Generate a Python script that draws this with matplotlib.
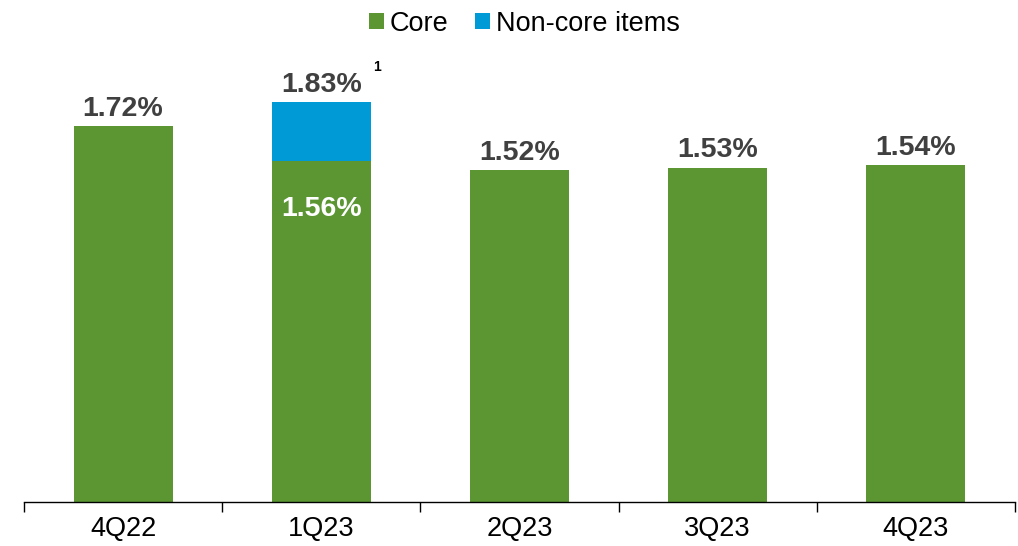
import matplotlib.pyplot as plt

quarters = ['4Q22', '1Q23', '2Q23', '3Q23', '4Q23']
core = [1.72, 1.56, 1.52, 1.53, 1.54]
non_core = [0, 0.27, 0, 0, 0]
totals = ['1.72%', '1.83%', '1.52%', '1.53%', '1.54%']
core_inside = [None, '1.56%', None, None, None]

green = '#5B9632'
blue = '#009AD7'
dark = '#404040'


def main():
    plt.rcParams['font.family'] = ['Liberation Sans', 'DejaVu Sans']
    fig = plt.figure(figsize=(10.18, 5.46), dpi=100)
    ax = fig.add_axes([24 / 1018, (546 - 502) / 546, (1015 - 24) / 1018, 0.8])

    x = list(range(len(quarters)))
    ax.bar(x, core, width=0.5, color=green, label='Core')
    ax.bar(x, non_core, width=0.5, bottom=core, color=blue, label='Non-core items')

    ax.set_xlim(-0.5, len(quarters) - 0.5)
    ax.set_ylim(0, 0.8 * 546 / 218.6)

    for i in x:
        h = core[i] + non_core[i]
        ax.annotate(totals[i], (i, h), xytext=(0, 3), textcoords='offset points',
                    ha='center', va='bottom', fontsize=20.5, fontweight='bold', color=dark)
        if core_inside[i]:
            ax.annotate(core_inside[i], (i, core[i]), xytext=(0, -25), textcoords='offset points',
                        ha='center', va='top', fontsize=20.5, fontweight='bold', color='white')
    # footnote marker on 1Q23
    ax.annotate('1', (1, core[1] + non_core[1]), xytext=(40, 20), textcoords='offset points',
                ha='center', va='bottom', fontsize=10, fontweight='bold', color='black')

    for s in ['top', 'right', 'left']:
        ax.spines[s].set_visible(False)
    ax.spines['bottom'].set_color('black')
    ax.spines['bottom'].set_linewidth(1.0)
    ax.set_yticks([])
    ax.set_xticks(x)
    ax.set_xticklabels(quarters, fontsize=19.5)
    ax.tick_params(axis='x', length=0, pad=10)
    ax.set_xticks([i - 0.5 for i in range(len(quarters) + 1)], minor=True)
    ax.tick_params(axis='x', which='minor', length=7, width=1.0, color='black')

    fig.legend(loc='upper center', bbox_to_anchor=(0.515, 1.025), ncol=2, frameon=False,
               fontsize=19.5, handlelength=0.55, handleheight=0.55, handletextpad=0.2,
               columnspacing=1.0)

    fig.savefig('out.png', dpi=100)


if __name__ == '__main__':
    main()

==*==

Leave out the pictures and give the listing above again exactly.

Generate a Python script that draws this with matplotlib.
import matplotlib.pyplot as plt

quarters = ['4Q22', '1Q23', '2Q23', '3Q23', '4Q23']
core = [1.72, 1.56, 1.52, 1.53, 1.54]
non_core = [0, 0.27, 0, 0, 0]
totals = ['1.72%', '1.83%', '1.52%', '1.53%', '1.54%']
core_inside = [None, '1.56%', None, None, None]

green = '#5B9632'
blue = '#009AD7'
dark = '#404040'


def main():
    plt.rcParams['font.family'] = ['Liberation Sans', 'DejaVu Sans']
    fig = plt.figure(figsize=(10.18, 5.46), dpi=100)
    ax = fig.add_axes([24 / 1018, (546 - 502) / 546, (1015 - 24) / 1018, 0.8])

    x = list(range(len(quarters)))
    ax.bar(x, core, width=0.5, color=green, label='Core')
    ax.bar(x, non_core, width=0.5, bottom=core, color=blue, label='Non-core items')

    ax.set_xlim(-0.5, len(quarters) - 0.5)
    ax.set_ylim(0, 0.8 * 546 / 218.6)

    for i in x:
        h = core[i] + non_core[i]
        ax.annotate(totals[i], (i, h), xytext=(0, 3), textcoords='offset points',
                    ha='center', va='bottom', fontsize=20.5, fontweight='bold', color=dark)
        if core_inside[i]:
            ax.annotate(core_inside[i], (i, core[i]), xytext=(0, -25), textcoords='offset points',
                        ha='center', va='top', fontsize=20.5, fontweight='bold', color='white')
    # footnote marker on 1Q23
    ax.annotate('1', (1, core[1] + non_core[1]), xytext=(40, 20), textcoords='offset points',
                ha='center', va='bottom', fontsize=10, fontweight='bold', color='black')

    for s in ['top', 'right', 'left']:
        ax.spines[s].set_visible(False)
    ax.spines['bottom'].set_color('black')
    ax.spines['bottom'].set_linewidth(1.0)
    ax.set_yticks([])
    ax.set_xticks(x)
    ax.set_xticklabels(quarters, fontsize=19.5)
    ax.tick_params(axis='x', length=0, pad=10)
    ax.set_xticks([i - 0.5 for i in range(len(quarters) + 1)], minor=True)
    ax.tick_params(axis='x', which='minor', length=7, width=1.0, color='black')

    fig.legend(loc='upper center', bbox_to_anchor=(0.515, 1.025), ncol=2, frameon=False,
               fontsize=19.5, handlelength=0.55, handleheight=0.55, handletextpad=0.2,
               columnspacing=1.0)

    fig.savefig('out.png', dpi=100)


if __name__ == '__main__':
    main()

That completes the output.